Gordon Moore Talks Past, Future
At an Intel Developer Forum keynote event, Gordon Moore, co-founder of Intel in 1968 and now Chairman Emeritus, remembered the beginning of the semiconductor industry and talked about its future.
Alexander E. Braun, Senior Editor -- Semiconductor International, 9/19/2007 7:13:00 AM
At an Intel Developer Forum keynote event, Gordon Moore, co-founder of Intel in 1968 and now Chairman Emeritus, remembered the beginning of the semiconductor industry and talked about its future.
Moore was greeted by a standing ovation and interviewed on stage by Moira Gunn, hostess of the National Public Radio programs, Tech Nation and Bio Tech Nations. Moore, who has a B.S. in chemistry and a Ph.D. in chemistry and physics, began work in semiconductors when he was recruited by William Shockley for the Shockley Semiconductor Laboratory division of Beckman Instruments, and left with Bob Noyce and others to found the Fairchild Semiconductor Corp. (South Portland, Me.).
In 1965, he wrote the seminal article on what would become known as Moore’s Law. “Yield was a problem back then,” he recalled. “We had a transistor yield of maybe 20% on a wafer, and if you put eight transistors on a circuit, people thought you took 0.28 and that would be the yield you would get, which would not make them very inexpensive. The idea that you got IC yields comparable to what you had with individual transistors, was hard to believe, plus they did not think them reliable, because they couldn’t measure the parameters of individual transistors and resistors.” Selling ICs for less than what individual components cost changed the economics of the industry, leading to larger volumes and lower costs.
At Intel, Moore and his colleagues pursued three new technologies. “We had a new twist on bipolar transistors, but it was immediately copied by Texas Instruments and Fairchild. We tried another approach, which was multiple chip assembly — MOS memory chips and bipolar drivers — but it was too complex. We also tried the silicon gate MOS approach, which turned out to be right for us, and had a seven-year monopoly on it, which allowed us to become established.”

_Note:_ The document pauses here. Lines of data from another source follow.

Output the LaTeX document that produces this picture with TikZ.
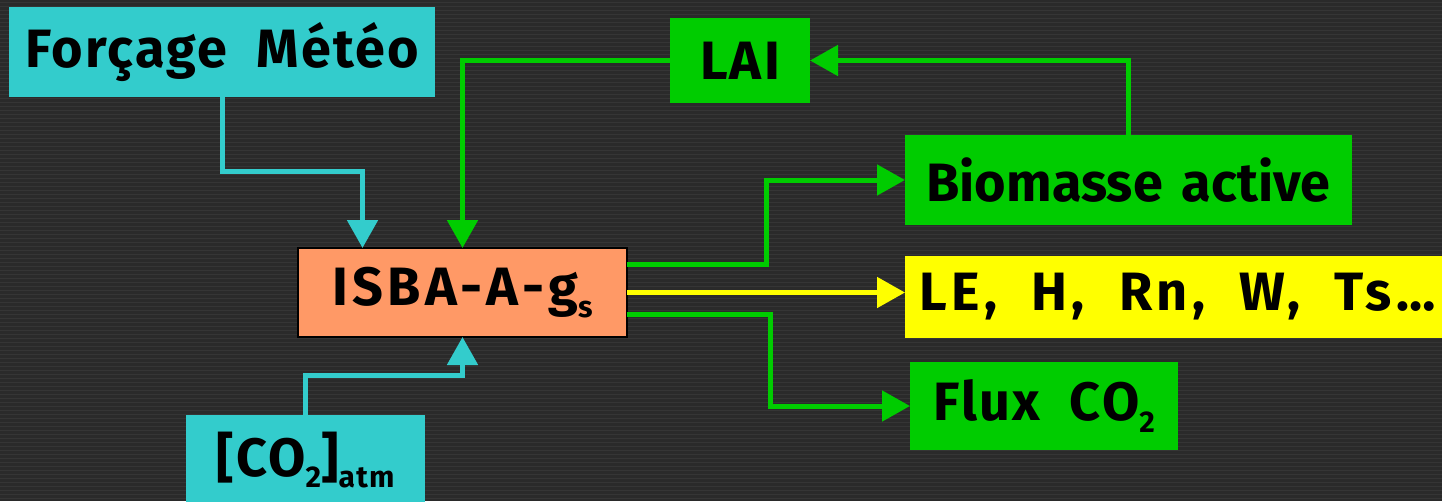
\documentclass[tikz,border=0pt]{standalone}
\usepackage{fontspec}
\setmainfont{Fira Sans}[LetterSpace=4, WordSpace=2]
\newfontfamily\plainfont{Fira Sans}[WordSpace=1.5]
\newfontfamily\widefont{Fira Sans}[LetterSpace=8, WordSpace=2]
\usetikzlibrary{arrows.meta}
\definecolor{bgcol}{HTML}{2A2A2A}
\definecolor{bgline}{HTML}{353535}
\definecolor{cyanbox}{HTML}{33CCCC}
\definecolor{greenbox}{HTML}{00CC00}
\definecolor{orangebox}{HTML}{FF9966}
\definecolor{yellowbox}{HTML}{FFFF00}
\newcommand{\mysub}[1]{\raisebox{-0.22em}{\fontsize{30}{30}\selectfont #1}}
\tikzset{
  box/.style={inner sep=0pt, outer sep=0pt, align=center, text=black,
    font=\fontsize{54}{60}\selectfont\bfseries},
  conn/.style={line width=5pt, -{Triangle[length=28pt,width=30pt]}},
}
\begin{document}
\begin{tikzpicture}[x=1pt,y=-1pt]
\useasboundingbox (0,0) rectangle (1442,501);
\fill[bgcol] (0,0) rectangle (1442,501);
\foreach \yy in {2,6,...,500} \draw[bgline, line width=1pt] (0,\yy) -- (1442,\yy);
% nodes
\node[box, fill=cyanbox, minimum width=426pt, minimum height=90pt] (met) at (222,52) {Forçage Météo};
\node[box, fill=greenbox, minimum width=140pt, minimum height=85pt] (lai) at (740,60.5) {LAI};
\node[box, fill=greenbox, minimum width=447pt, minimum height=90pt] (bio) at (1128.5,180) {\plainfont Biomasse active};
\node[box, fill=orangebox, draw=black, line width=2pt, minimum width=329pt, minimum height=89pt] (isba) at (462.5,292.5) {\widefont ISBA-A-g\mysub{s}};
\node[box, fill=yellowbox, minimum width=545pt, minimum height=82pt] (le) at (1177.5,297) {\widefont LE, H, Rn, W, Ts…};
\node[box, fill=greenbox, minimum width=268pt, minimum height=88pt] (flux) at (1044,406) {Flux CO\mysub{2}};
\node[box, fill=cyanbox, minimum width=239pt, minimum height=90pt] (co2) at (305.5,460) {[CO\mysub{2}]\mysub{atm}};
% connectors
\draw[conn, cyanbox] (met.south) -- ++(0,74) -| ([xshift=-100pt]isba.north);
\draw[conn, cyanbox] (co2.north) -- ++(0,-40) -| (isba.south);
\draw[conn, greenbox] (lai.west) -| (isba.north);
\draw[conn, greenbox] (bio.north) |- (lai.east);
\draw[conn, greenbox] ([yshift=28pt]isba.east) -- ++(139,0) |- (bio.west);
\draw[conn, yellowbox] (isba.east) -- (isba.east -| le.west);
\draw[conn, greenbox] ([yshift=-22pt]isba.east) -- ++(143,0) |- (flux.west);
\end{tikzpicture}
\end{document}
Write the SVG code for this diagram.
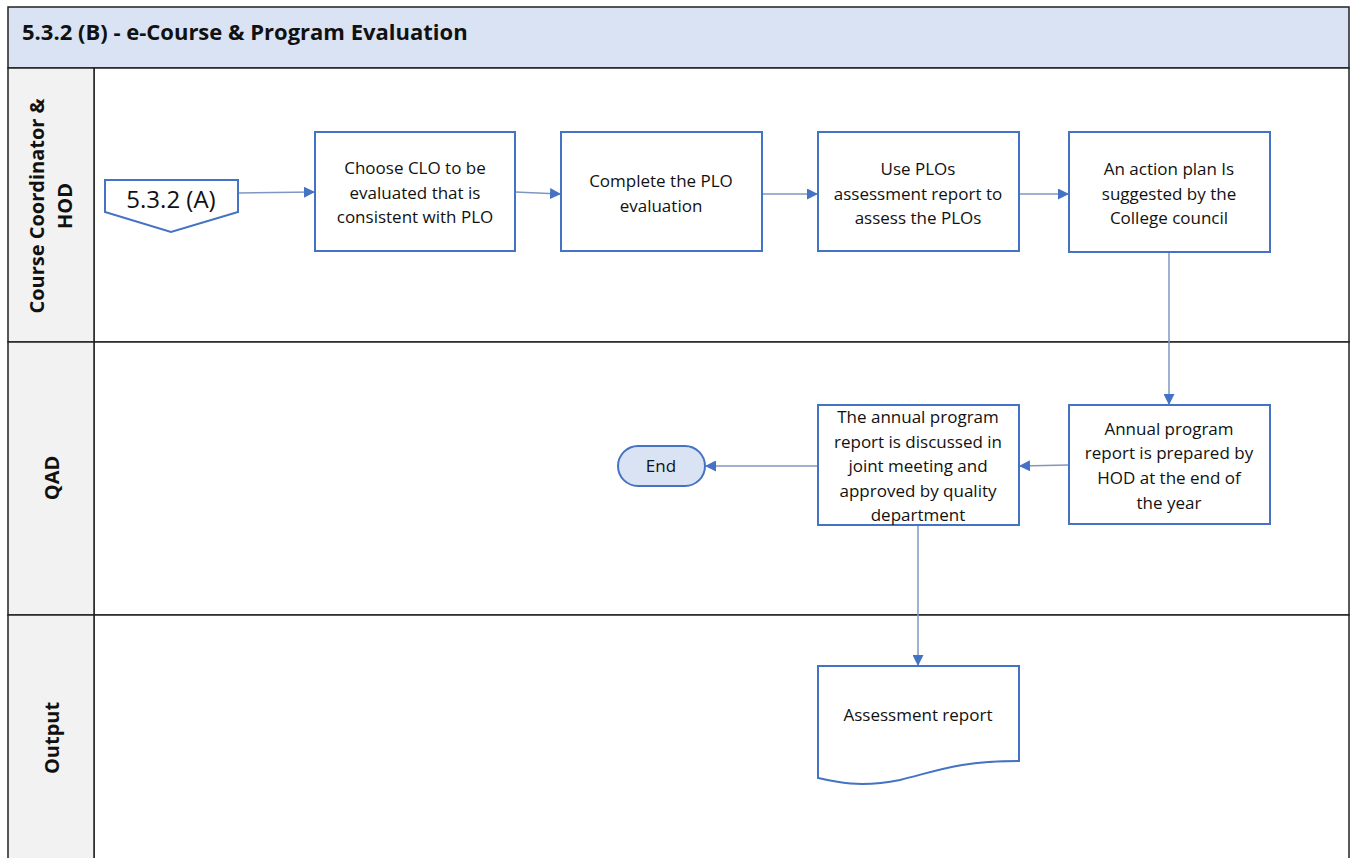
<svg xmlns="http://www.w3.org/2000/svg" width="1351" height="858" viewBox="0 0 1351 858">
  <defs>
    <marker id="arrow" markerWidth="11" markerHeight="11" refX="10" refY="5.5" orient="auto" markerUnits="userSpaceOnUse">
      <path d="M0,0 L11,5.5 L0,11 Z" fill="#4472c4"/>
    </marker>
    <style>
      .lane { fill: #ffffff; stroke: #222; stroke-width: 1.5; }
      .laneHead { fill: #f2f2f2; stroke: #222; stroke-width: 1.5; }
      .box { fill: #ffffff; stroke: #4472c4; stroke-width: 2; }
      .txt { font-family: "Open Sans", "Liberation Sans", sans-serif; font-size: 17px; fill: #111; text-anchor: middle; }
      .big { font-size: 24px; }
      .laneTxt { font-family: "Open Sans", "Liberation Sans", sans-serif; font-size: 20px; font-weight: bold; fill: #111; text-anchor: middle; }
      .conn { fill: none; stroke: #7f97c0; stroke-width: 1.5; marker-end: url(#arrow); }
    </style>
  </defs>

  <!-- title band -->
  <g id="title">
    <rect x="8" y="7" width="1341" height="61" fill="#dae3f3" stroke="#222" stroke-width="1.5"/>
    <text x="22" y="40" font-family="Open Sans, Liberation Sans, sans-serif" font-size="22" font-weight="bold" fill="#111">5.3.2 (B) - e-Course &amp; Program Evaluation</text>
  </g>

  <!-- swimlanes -->
  <g id="lanes">
    <rect class="lane" x="94" y="68" width="1255" height="274"/>
    <rect class="lane" x="94" y="342" width="1255" height="273"/>
    <rect class="lane" x="94" y="615" width="1255" height="250"/>
    <rect class="laneHead" x="8" y="68" width="86" height="274"/>
    <rect class="laneHead" x="8" y="342" width="86" height="273"/>
    <rect class="laneHead" x="8" y="615" width="86" height="250"/>
    <text class="laneTxt" transform="translate(44,206) rotate(-90)">Course Coordinator &amp;</text>
    <text class="laneTxt" transform="translate(72,206) rotate(-90)">HOD</text>
    <text class="laneTxt" transform="translate(59,478) rotate(-90)">QAD</text>
    <text class="laneTxt" transform="translate(59,738) rotate(-90)">Output</text>
  </g>

  <!-- connectors -->
  <g id="connectors">
    <path class="conn" d="M238,193 L314,192"/>
    <path class="conn" d="M515,192 L560,194"/>
    <path class="conn" d="M762,194 L817,194"/>
    <path class="conn" d="M1019,194 L1068,194"/>
    <path class="conn" d="M1169,252 L1169,404"/>
    <path class="conn" d="M1069,465 L1020,466"/>
    <path class="conn" d="M818,466 L706,466"/>
    <path class="conn" d="M918,525 L918,665"/>
  </g>

  <g id="offpage-a">
    <path class="box" d="M105,180 L238,180 L238,212 L171,232 L105,212 Z"/>
    <text class="txt big" x="171" y="208">5.3.2 (A)</text>
  </g>

  <g id="choose-clo">
    <rect class="box" x="315" y="132" width="200" height="119"/>
    <text class="txt" x="415" y="174">Choose CLO to be</text>
    <text class="txt" x="415" y="199">evaluated that is</text>
    <text class="txt" x="415" y="223">consistent with PLO</text>
  </g>

  <g id="complete-plo">
    <rect class="box" x="561" y="132" width="201" height="119"/>
    <text class="txt" x="661" y="187">Complete the PLO</text>
    <text class="txt" x="661" y="212">evaluation</text>
  </g>

  <g id="use-plos">
    <rect class="box" x="818" y="132" width="201" height="119"/>
    <text class="txt" x="918" y="175">Use PLOs</text>
    <text class="txt" x="918" y="200">assessment report to</text>
    <text class="txt" x="918" y="224">assess the PLOs</text>
  </g>

  <g id="action-plan">
    <rect class="box" x="1069" y="132" width="201" height="120"/>
    <text class="txt" x="1169" y="175">An action plan Is</text>
    <text class="txt" x="1169" y="200">suggested by the</text>
    <text class="txt" x="1169" y="224">College council</text>
  </g>

  <g id="annual-report">
    <rect class="box" x="1069" y="405" width="201" height="119"/>
    <text class="txt" x="1169" y="435">Annual program</text>
    <text class="txt" x="1169" y="459">report is prepared by</text>
    <text class="txt" x="1169" y="484">HOD at the end of</text>
    <text class="txt" x="1169" y="509">the year</text>
  </g>

  <g id="joint-meeting">
    <rect class="box" x="818" y="405" width="201" height="120"/>
    <text class="txt" x="918" y="423">The annual program</text>
    <text class="txt" x="918" y="448">report is discussed in</text>
    <text class="txt" x="918" y="472">joint meeting and</text>
    <text class="txt" x="918" y="497">approved by quality</text>
    <text class="txt" x="918" y="521">department</text>
  </g>

  <g id="end">
    <rect x="618" y="446" width="87" height="40" rx="20" fill="#dae3f3" stroke="#4472c4" stroke-width="2"/>
    <text class="txt" x="661" y="472">End</text>
  </g>

  <g id="assessment-report">
    <path class="box" d="M818,666 L1019,666 L1019,761 C960,761 940,770 900,780 C860,788 835,782 818,778 Z"/>
    <text class="txt" x="918" y="721">Assessment report</text>
  </g>
</svg>
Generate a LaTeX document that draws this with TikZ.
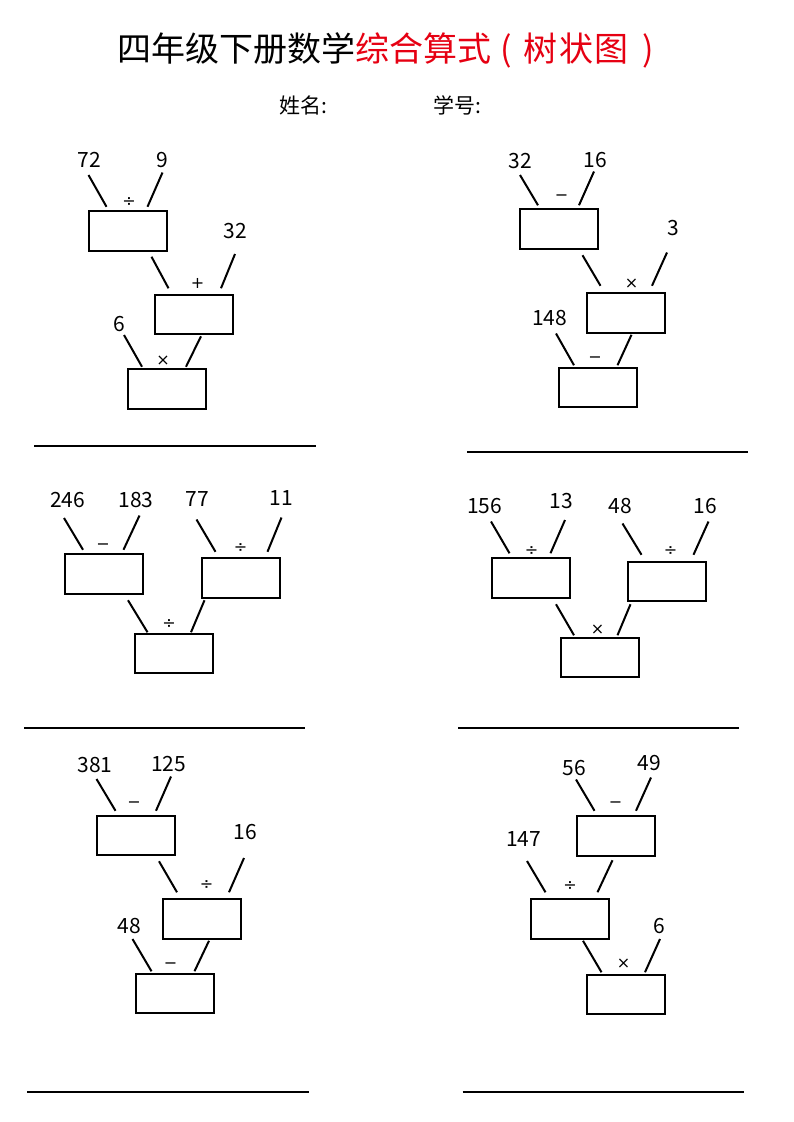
\documentclass[tikz,border=0pt]{standalone}
\usepackage{fontspec}
\setmainfont{Noto Sans CJK SC}
\newfontfamily\opfont{DejaVu Sans}
\usepackage{tikz}
\usetikzlibrary{calc}
\definecolor{titlered}{RGB}{230,0,18}

\begin{document}
\begin{tikzpicture}[x=1pt,y=-1pt,
		ansbox/.style={rectangle,draw=black,line width=2pt,inner sep=0pt,minimum width=78pt,minimum height=39.5pt},
		numtext/.style={inner sep=0pt,font=\fontsize{21}{24}\selectfont},
		opsign/.style={inner sep=0pt,font=\opfont\fontsize{16}{18}\selectfont},
		leg/.style={line width=2pt},
		answerline/.style={line width=2pt}]
		\path[use as bounding box,fill=white] (0,0) rectangle (793,1122);
		
		% heading
		\node[anchor=base west] (title) at (114,61) {\fontsize{34}{40}\selectfont 四年级下册数学\textcolor{titlered}{综合算式\hspace{9pt}(\hspace{11pt}树\hspace{2pt}状\hspace{2pt}图\hspace{13pt})}};
		\node[anchor=base west,font=\fontsize{21}{24}\selectfont] (name) at (276,113) {姓名:};
		\node[anchor=base west,font=\fontsize{21}{24}\selectfont] (number) at (430,113) {学号:};
		
		% tree 1
		\node[ansbox] (b1a) at (127.5,231) {};
		\node[ansbox] (b1b) at (194,314.5) {};
		\node[ansbox] (b1c) at (166.5,389) {};
		\node[numtext] (x1a) at (89.5,160) {72};
		\node[numtext] (x1b) at (162.5,160) {9};
		\node[numtext] (x1c) at (235,231.5) {32};
		\node[numtext] (x1d) at (119,324.5) {6};
		\node[opsign] (o1a) at ([xshift=1.5pt,yshift=8.5pt]b1a.north) {÷};
		\node[opsign] (o1b) at ([xshift=3.5pt,yshift=10.5pt]b1b.north) {+};
		\node[opsign] (o1c) at ([xshift=-3.5pt,yshift=8pt]b1c.north) {×};
		\draw[leg] ([xshift=-1pt,yshift=-15pt]x1a.center) -- ([xshift=19pt,yshift=3.5pt]b1a.north west);
		\draw[leg] ([yshift=-12.5pt]x1b.center) -- ([xshift=-20pt,yshift=3.5pt]b1a.north east);
		\draw[leg] ([xshift=-16pt,yshift=-5pt]b1a.south east) -- ([xshift=14.5pt,yshift=5.5pt]b1b.north west);
		\draw[leg] ([yshift=-22.5pt]x1c.center) -- ([xshift=-13pt,yshift=5.5pt]b1b.north east);
		\draw[leg] ([xshift=5pt,yshift=-10.5pt]x1d.center) -- ([xshift=15.5pt,yshift=1.5pt]b1c.north west);
		\draw[leg] ([xshift=7pt,yshift=-1pt]b1b.south) -- ([xshift=-20.5pt,yshift=1.5pt]b1c.north east);
		\draw[answerline] (34,446) -- (316,446);
		
		% tree 2
		\node[ansbox] (b2a) at (559,229) {};
		\node[ansbox] (b2b) at (625.5,313) {};
		\node[ansbox] (b2c) at (598,387.5) {};
		\node[numtext] (x2a) at (520,161.5) {32};
		\node[numtext] (x2b) at (595,160.5) {16};
		\node[numtext] (x2c) at (673.5,228.5) {3};
		\node[numtext] (x2d) at (549.5,318.5) {148};
		\node[opsign] (o2a) at ([xshift=2.5pt,yshift=10.5pt]b2a.north) {−};
		\node[opsign] (o2b) at ([xshift=6pt,yshift=9pt]b2b.north) {×};
		\node[opsign] (o2c) at ([xshift=-3pt,yshift=7.5pt]b2c.north) {−};
		\draw[leg] ([yshift=-13.5pt]x2a.center) -- ([xshift=19pt,yshift=3pt]b2a.north west);
		\draw[leg] ([xshift=-1pt,yshift=-11pt]x2b.center) -- ([xshift=-20pt,yshift=3pt]b2a.north east);
		\draw[leg] ([xshift=-16.5pt,yshift=-5.5pt]b2a.south east) -- ([xshift=15pt,yshift=6.5pt]b2b.north west);
		\draw[leg] ([xshift=-6.5pt,yshift=-24pt]x2c.center) -- ([xshift=-13.5pt,yshift=6.5pt]b2b.north east);
		\draw[leg] ([xshift=6.5pt,yshift=-15pt]x2d.center) -- ([xshift=16pt,yshift=1.5pt]b2c.north west);
		\draw[leg] ([xshift=6pt,yshift=-1pt]b2b.south) -- ([xshift=-20.5pt,yshift=1.5pt]b2c.north east);
		\draw[answerline] (467,451.5) -- (748,451.5);
		
		% tree 3
		\node[ansbox] (b3a) at (104,574) {};
		\node[ansbox] (b3b) at (240.5,578) {};
		\node[ansbox] (b3c) at (174,653.5) {};
		\node[numtext] (x3a) at (67.5,500.5) {246};
		\node[numtext] (x3b) at (136,500.5) {183};
		\node[numtext] (x3c) at (197.5,499.5) {77};
		\node[numtext] (x3d) at (281.5,498.5) {11};
		\node[opsign] (o3a) at ([xshift=-1pt,yshift=7pt]b3a.north) {−};
		\node[opsign] (o3b) at ([yshift=9pt]b3b.north) {÷};
		\node[opsign] (o3c) at ([xshift=-5pt,yshift=9pt]b3c.north) {÷};
		\draw[leg] ([xshift=-3.5pt,yshift=-17.5pt]x3a.center) -- ([xshift=19pt,yshift=3.5pt]b3a.north west);
		\draw[leg] ([xshift=3.5pt,yshift=-15pt]x3b.center) -- ([xshift=-20.5pt,yshift=3.5pt]b3a.north east);
		\draw[leg] ([xshift=-1pt,yshift=-20pt]x3c.center) -- ([xshift=15pt,yshift=5.5pt]b3b.north west);
		\draw[leg] ([yshift=-19pt]x3d.center) -- ([xshift=-13pt,yshift=5.5pt]b3b.north east);
		\draw[leg] ([xshift=24pt,yshift=-5.5pt]b3a.south) -- ([xshift=13.5pt,yshift=0.5pt]b3c.north west);
		\draw[leg] ([xshift=4pt,yshift=-1.5pt]b3b.south west) -- ([xshift=-23pt,yshift=0.5pt]b3c.north east);
		\draw[answerline] (24,727.5) -- (305,727.5);
		
		% tree 4
		\node[ansbox] (b4a) at (530.5,578) {};
		\node[ansbox] (b4b) at (667,581.5) {};
		\node[ansbox] (b4c) at (600,657.5) {};
		\node[numtext] (x4a) at (484.5,506) {156};
		\node[numtext] (x4b) at (561.5,501.5) {13};
		\node[numtext] (x4c) at (620.5,506) {48};
		\node[numtext] (x4d) at (705,506) {16};
		\node[opsign] (o4a) at ([xshift=1pt,yshift=6.5pt]b4a.north) {÷};
		\node[opsign] (o4b) at ([xshift=3.5pt,yshift=10pt]b4b.north) {÷};
		\node[opsign] (o4c) at ([xshift=-2.5pt,yshift=7pt]b4c.north) {×};
		\draw[leg] ([xshift=6.5pt,yshift=-15.5pt]x4a.center) -- ([xshift=19pt,yshift=4pt]b4a.north west);
		\draw[leg] ([xshift=3.5pt,yshift=-18.5pt]x4b.center) -- ([xshift=-20pt,yshift=4pt]b4a.north east);
		\draw[leg] ([xshift=2pt,yshift=-17.5pt]x4c.center) -- ([xshift=14.5pt,yshift=6pt]b4b.north west);
		\draw[leg] ([xshift=3.5pt,yshift=-15.5pt]x4d.center) -- ([xshift=-13.5pt,yshift=6pt]b4b.north east);
		\draw[leg] ([xshift=-14.5pt,yshift=-5.5pt]b4a.south east) -- ([xshift=14pt,yshift=1.5pt]b4c.north west);
		\draw[leg] ([xshift=3.5pt,yshift=-2pt]b4b.south west) -- ([xshift=-22.5pt,yshift=1.5pt]b4c.north east);
		\draw[answerline] (458,727.5) -- (739,727.5);
		
		% tree 5
		\node[ansbox] (b5a) at (136,835.5) {};
		\node[ansbox] (b5b) at (202,919) {};
		\node[ansbox] (b5c) at (175,993.5) {};
		\node[numtext] (x5a) at (95,765) {381};
		\node[numtext] (x5b) at (168.5,764) {125};
		\node[numtext] (x5c) at (245,832.5) {16};
		\node[numtext] (x5d) at (129.5,926.5) {48};
		\node[opsign] (o5a) at ([xshift=-2pt,yshift=10.5pt]b5a.north) {−};
		\node[opsign] (o5b) at ([xshift=4.5pt,yshift=13.5pt]b5b.north) {÷};
		\node[opsign] (o5c) at ([xshift=-4.5pt,yshift=7pt]b5c.north) {−};
		\draw[leg] ([xshift=1.5pt,yshift=-14pt]x5a.center) -- ([xshift=19.5pt,yshift=4pt]b5a.north west);
		\draw[leg] ([xshift=2.5pt,yshift=-12.5pt]x5b.center) -- ([xshift=-20pt,yshift=4pt]b5a.north east);
		\draw[leg] ([xshift=-17pt,yshift=-5pt]b5a.south east) -- ([xshift=15pt,yshift=6pt]b5b.north west);
		\draw[leg] ([xshift=-1pt,yshift=-25.5pt]x5c.center) -- ([xshift=-13pt,yshift=6pt]b5b.north east);
		\draw[leg] ([xshift=3pt,yshift=-12.5pt]x5d.center) -- ([xshift=16.5pt,yshift=1.5pt]b5c.north west);
		\draw[leg] ([xshift=7pt,yshift=-1pt]b5b.south) -- ([xshift=-20.5pt,yshift=1.5pt]b5c.north east);
		\draw[answerline] (27,1091.5) -- (309,1091.5);
		
		% tree 6
		\node[ansbox] (b6a) at (615.5,836) {};
		\node[ansbox] (b6b) at (570,919) {};
		\node[ansbox] (b6c) at (625.5,994.5) {};
		\node[numtext] (x6a) at (574,768.5) {56};
		\node[numtext] (x6b) at (649.5,763.5) {49};
		\node[numtext] (x6c) at (523.5,839.5) {147};
		\node[numtext] (x6d) at (659.5,926.5) {6};
		\node[opsign] (o6a) at ([yshift=11pt]b6a.north) {−};
		\node[opsign] (o6b) at ([yshift=12.5pt]b6b.north) {÷};
		\node[opsign] (o6c) at ([xshift=-2pt,yshift=10.5pt]b6c.north) {×};
		\draw[leg] ([xshift=2pt,yshift=-11pt]x6a.center) -- ([xshift=19pt,yshift=4.5pt]b6a.north west);
		\draw[leg] ([xshift=1.5pt,yshift=-14pt]x6b.center) -- ([xshift=-19.5pt,yshift=4.5pt]b6a.north east);
		\draw[leg] ([xshift=3.5pt,yshift=-21.5pt]x6c.center) -- ([xshift=15.5pt,yshift=6pt]b6b.north west);
		\draw[leg] ([xshift=-3pt,yshift=-3.5pt]b6a.south) -- ([xshift=-12.5pt,yshift=6pt]b6b.north east);
		\draw[leg] ([xshift=13pt,yshift=-1pt]b6b.south) -- ([xshift=16pt,yshift=1.5pt]b6c.north west);
		\draw[leg] ([xshift=0.5pt,yshift=-12.5pt]x6d.center) -- ([xshift=-20.5pt,yshift=1.5pt]b6c.north east);
		\draw[answerline] (462.5,1091.5) -- (744,1091.5);
\end{tikzpicture}
\end{document}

Asked if he foresees an end to the law that bears his name, Moore answered in the affirmative: “Any physical quantity that grows exponentially predicts disaster, an ending. You can’t go beyond certain limits. When asked what are microelectronics’ fundamental limitations, Stevens Hawkins answered ‘the speed of light and the atomic nature of matter.’” Moore noted that today we are not too far from this. “Before we had our hafnium breakthrough, we were down to five molecular layers of insulator. You cannot go below this.” He added that he is always amazed by how technologists have pushed these off, and of how, for as long as he remembers, fundamental limits have been two or three generations away. However, Moore believes that in about a decade, the industry will hit a wall.
In reply to questions posted for him on the Internet during the event, Moore said that the computer has enabled a rate of innovation for science similar to that experienced by the semiconductor industry, noting that all sciences now depend on computers for their progress.
Asked if anything amazed him about the industry over his long career, Moore said wafer size. “We’re at 300 mm. I never believed that they’d get that big.” He added that in the early 70s, he did an exponential extrapolation about wafer size, from the 75 mm ones used then to the year 2000. “I extrapolated a size of 58 inches, which goes to prove how foolish extrapolating exponentials can be,” he said.
Looking into the future of computing, Moore believes that the next revolution will come when good language recognition enables humans and computers to interact closer. According to him, this will happen when a computer can understand context. “Whether you mean ‘to,’’too’or ‘two.’ At that point, a whole new era will start.”